- INSTRUCTIONS TO FOLLOW -
Write out the records again, exactly, leaving none out.

- DATA TO USE -
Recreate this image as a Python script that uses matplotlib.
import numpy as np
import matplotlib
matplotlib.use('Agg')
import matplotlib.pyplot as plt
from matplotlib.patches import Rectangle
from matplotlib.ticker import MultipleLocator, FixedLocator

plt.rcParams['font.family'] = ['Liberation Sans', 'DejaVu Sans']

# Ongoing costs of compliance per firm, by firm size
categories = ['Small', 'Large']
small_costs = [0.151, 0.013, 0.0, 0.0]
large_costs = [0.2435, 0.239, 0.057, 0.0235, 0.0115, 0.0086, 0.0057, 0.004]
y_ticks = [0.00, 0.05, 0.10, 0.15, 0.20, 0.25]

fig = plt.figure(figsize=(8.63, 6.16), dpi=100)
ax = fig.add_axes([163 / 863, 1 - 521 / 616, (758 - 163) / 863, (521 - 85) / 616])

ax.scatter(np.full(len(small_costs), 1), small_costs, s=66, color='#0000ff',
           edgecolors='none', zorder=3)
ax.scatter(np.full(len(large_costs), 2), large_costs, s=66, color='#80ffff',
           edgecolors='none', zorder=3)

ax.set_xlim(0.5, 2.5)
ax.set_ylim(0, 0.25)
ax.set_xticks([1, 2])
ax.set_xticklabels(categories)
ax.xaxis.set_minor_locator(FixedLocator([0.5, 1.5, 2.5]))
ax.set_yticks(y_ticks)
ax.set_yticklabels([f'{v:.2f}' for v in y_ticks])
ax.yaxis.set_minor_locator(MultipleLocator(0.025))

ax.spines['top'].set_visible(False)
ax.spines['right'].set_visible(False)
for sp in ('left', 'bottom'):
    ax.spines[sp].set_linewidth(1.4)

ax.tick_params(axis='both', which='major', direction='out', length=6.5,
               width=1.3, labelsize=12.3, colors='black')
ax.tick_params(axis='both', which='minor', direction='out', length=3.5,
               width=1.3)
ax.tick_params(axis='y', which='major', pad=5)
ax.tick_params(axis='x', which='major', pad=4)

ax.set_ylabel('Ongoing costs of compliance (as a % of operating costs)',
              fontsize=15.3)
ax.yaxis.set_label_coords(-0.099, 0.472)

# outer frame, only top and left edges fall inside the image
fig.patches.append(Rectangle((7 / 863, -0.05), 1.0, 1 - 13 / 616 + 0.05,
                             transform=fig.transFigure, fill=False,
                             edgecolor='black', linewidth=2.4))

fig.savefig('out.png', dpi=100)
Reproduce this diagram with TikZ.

- EXPECTED ANSWER -
Recreate this image as a Python script that uses matplotlib.
import numpy as np
import matplotlib
matplotlib.use('Agg')
import matplotlib.pyplot as plt
from matplotlib.patches import Rectangle
from matplotlib.ticker import MultipleLocator, FixedLocator

plt.rcParams['font.family'] = ['Liberation Sans', 'DejaVu Sans']

# Ongoing costs of compliance per firm, by firm size
categories = ['Small', 'Large']
small_costs = [0.151, 0.013, 0.0, 0.0]
large_costs = [0.2435, 0.239, 0.057, 0.0235, 0.0115, 0.0086, 0.0057, 0.004]
y_ticks = [0.00, 0.05, 0.10, 0.15, 0.20, 0.25]

fig = plt.figure(figsize=(8.63, 6.16), dpi=100)
ax = fig.add_axes([163 / 863, 1 - 521 / 616, (758 - 163) / 863, (521 - 85) / 616])

ax.scatter(np.full(len(small_costs), 1), small_costs, s=66, color='#0000ff',
           edgecolors='none', zorder=3)
ax.scatter(np.full(len(large_costs), 2), large_costs, s=66, color='#80ffff',
           edgecolors='none', zorder=3)

ax.set_xlim(0.5, 2.5)
ax.set_ylim(0, 0.25)
ax.set_xticks([1, 2])
ax.set_xticklabels(categories)
ax.xaxis.set_minor_locator(FixedLocator([0.5, 1.5, 2.5]))
ax.set_yticks(y_ticks)
ax.set_yticklabels([f'{v:.2f}' for v in y_ticks])
ax.yaxis.set_minor_locator(MultipleLocator(0.025))

ax.spines['top'].set_visible(False)
ax.spines['right'].set_visible(False)
for sp in ('left', 'bottom'):
    ax.spines[sp].set_linewidth(1.4)

ax.tick_params(axis='both', which='major', direction='out', length=6.5,
               width=1.3, labelsize=12.3, colors='black')
ax.tick_params(axis='both', which='minor', direction='out', length=3.5,
               width=1.3)
ax.tick_params(axis='y', which='major', pad=5)
ax.tick_params(axis='x', which='major', pad=4)

ax.set_ylabel('Ongoing costs of compliance (as a % of operating costs)',
              fontsize=15.3)
ax.yaxis.set_label_coords(-0.099, 0.472)

# outer frame, only top and left edges fall inside the image
fig.patches.append(Rectangle((7 / 863, -0.05), 1.0, 1 - 13 / 616 + 0.05,
                             transform=fig.transFigure, fill=False,
                             edgecolor='black', linewidth=2.4))

fig.savefig('out.png', dpi=100)
Reproduce this diagram with TikZ.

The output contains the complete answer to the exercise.